Given material:
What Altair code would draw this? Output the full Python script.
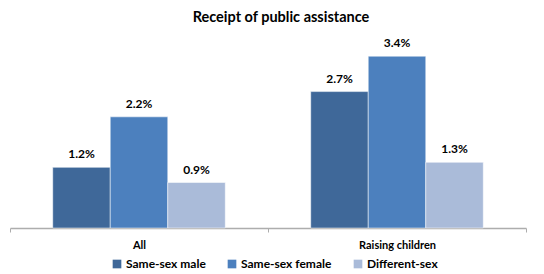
import altair as alt
import pandas as pd

categories = ["All", "Raising children"]
series = ["Same-sex male", "Same-sex female", "Different-sex"]
values = {
    "Same-sex male": [1.2, 2.7],
    "Same-sex female": [2.2, 3.4],
    "Different-sex": [0.9, 1.3],
}
colors = ["#3F6899", "#4C80BE", "#AABBD9"]

rows = []
for s in series:
    for c, v in zip(categories, values[s]):
        rows.append({"category": c, "series": s, "value": v, "label": f"{v:.1f}%"})
df = pd.DataFrame(rows)

FONT = "Lato"

base = alt.Chart(df).encode(
    x=alt.X("category:N", sort=categories, title=None,
            scale=alt.Scale(paddingInner=0, paddingOuter=0),
            axis=alt.Axis(labelAngle=0, labelFont=FONT, labelFontWeight="bold",
                          labelFontSize=11, labelColor="#000000", labelPadding=7,
                          domainColor="#ADADAD", domainWidth=1.5, tickColor="#ADADAD",
                          tickSize=4, tickBand="extent", bandPosition=0)),
    xOffset=alt.XOffset("series:N", sort=series,
                        scale=alt.Scale(paddingInner=0, paddingOuter=0.743)),
    y=alt.Y("value:Q", axis=None, scale=alt.Scale(domain=[0, 3.8], nice=False)),
)

bars = base.mark_bar(stroke="white", strokeWidth=0.5).encode(
    color=alt.Color("series:N", sort=series,
                    scale=alt.Scale(domain=series, range=colors),
                    legend=alt.Legend(title=None, orient="none", direction="horizontal",
                                      legendX=101, legendY=222,
                                      symbolType="square", symbolSize=75,
                                      symbolStrokeWidth=0, labelFont=FONT,
                                      labelFontSize=12, labelFontWeight="bold",
                                      labelColor="#000000", columnPadding=20,
                                      labelOffset=3, padding=0))
)

text = base.mark_text(baseline="bottom", dy=-6, font=FONT, fontSize=12,
                      fontWeight="bold", color="#000000").encode(text="label:N")

chart = (bars + text).properties(
    width=516, height=192,
    title=alt.TitleParams("Receipt of public assistance", font=FONT, fontSize=14.5,
                          fontWeight="bold", color="#000000", offset=11, dx=13),
    autosize=alt.AutoSizeParams(type="none"),
    padding={"left": 2, "top": 28, "right": 10, "bottom": 44},
).configure_view(stroke=None)

chart.save("out.html", embed_options={"renderer": "svg", "actions": False})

Task details: Skip every picture and transcribe the data above exactly.

Full answer:
What Altair code would draw this? Output the full Python script.
import altair as alt
import pandas as pd

categories = ["All", "Raising children"]
series = ["Same-sex male", "Same-sex female", "Different-sex"]
values = {
    "Same-sex male": [1.2, 2.7],
    "Same-sex female": [2.2, 3.4],
    "Different-sex": [0.9, 1.3],
}
colors = ["#3F6899", "#4C80BE", "#AABBD9"]

rows = []
for s in series:
    for c, v in zip(categories, values[s]):
        rows.append({"category": c, "series": s, "value": v, "label": f"{v:.1f}%"})
df = pd.DataFrame(rows)

FONT = "Lato"

base = alt.Chart(df).encode(
    x=alt.X("category:N", sort=categories, title=None,
            scale=alt.Scale(paddingInner=0, paddingOuter=0),
            axis=alt.Axis(labelAngle=0, labelFont=FONT, labelFontWeight="bold",
                          labelFontSize=11, labelColor="#000000", labelPadding=7,
                          domainColor="#ADADAD", domainWidth=1.5, tickColor="#ADADAD",
                          tickSize=4, tickBand="extent", bandPosition=0)),
    xOffset=alt.XOffset("series:N", sort=series,
                        scale=alt.Scale(paddingInner=0, paddingOuter=0.743)),
    y=alt.Y("value:Q", axis=None, scale=alt.Scale(domain=[0, 3.8], nice=False)),
)

bars = base.mark_bar(stroke="white", strokeWidth=0.5).encode(
    color=alt.Color("series:N", sort=series,
                    scale=alt.Scale(domain=series, range=colors),
                    legend=alt.Legend(title=None, orient="none", direction="horizontal",
                                      legendX=101, legendY=222,
                                      symbolType="square", symbolSize=75,
                                      symbolStrokeWidth=0, labelFont=FONT,
                                      labelFontSize=12, labelFontWeight="bold",
                                      labelColor="#000000", columnPadding=20,
                                      labelOffset=3, padding=0))
)

text = base.mark_text(baseline="bottom", dy=-6, font=FONT, fontSize=12,
                      fontWeight="bold", color="#000000").encode(text="label:N")

chart = (bars + text).properties(
    width=516, height=192,
    title=alt.TitleParams("Receipt of public assistance", font=FONT, fontSize=14.5,
                          fontWeight="bold", color="#000000", offset=11, dx=13),
    autosize=alt.AutoSizeParams(type="none"),
    padding={"left": 2, "top": 28, "right": 10, "bottom": 44},
).configure_view(stroke=None)

chart.save("out.html", embed_options={"renderer": "svg", "actions": False})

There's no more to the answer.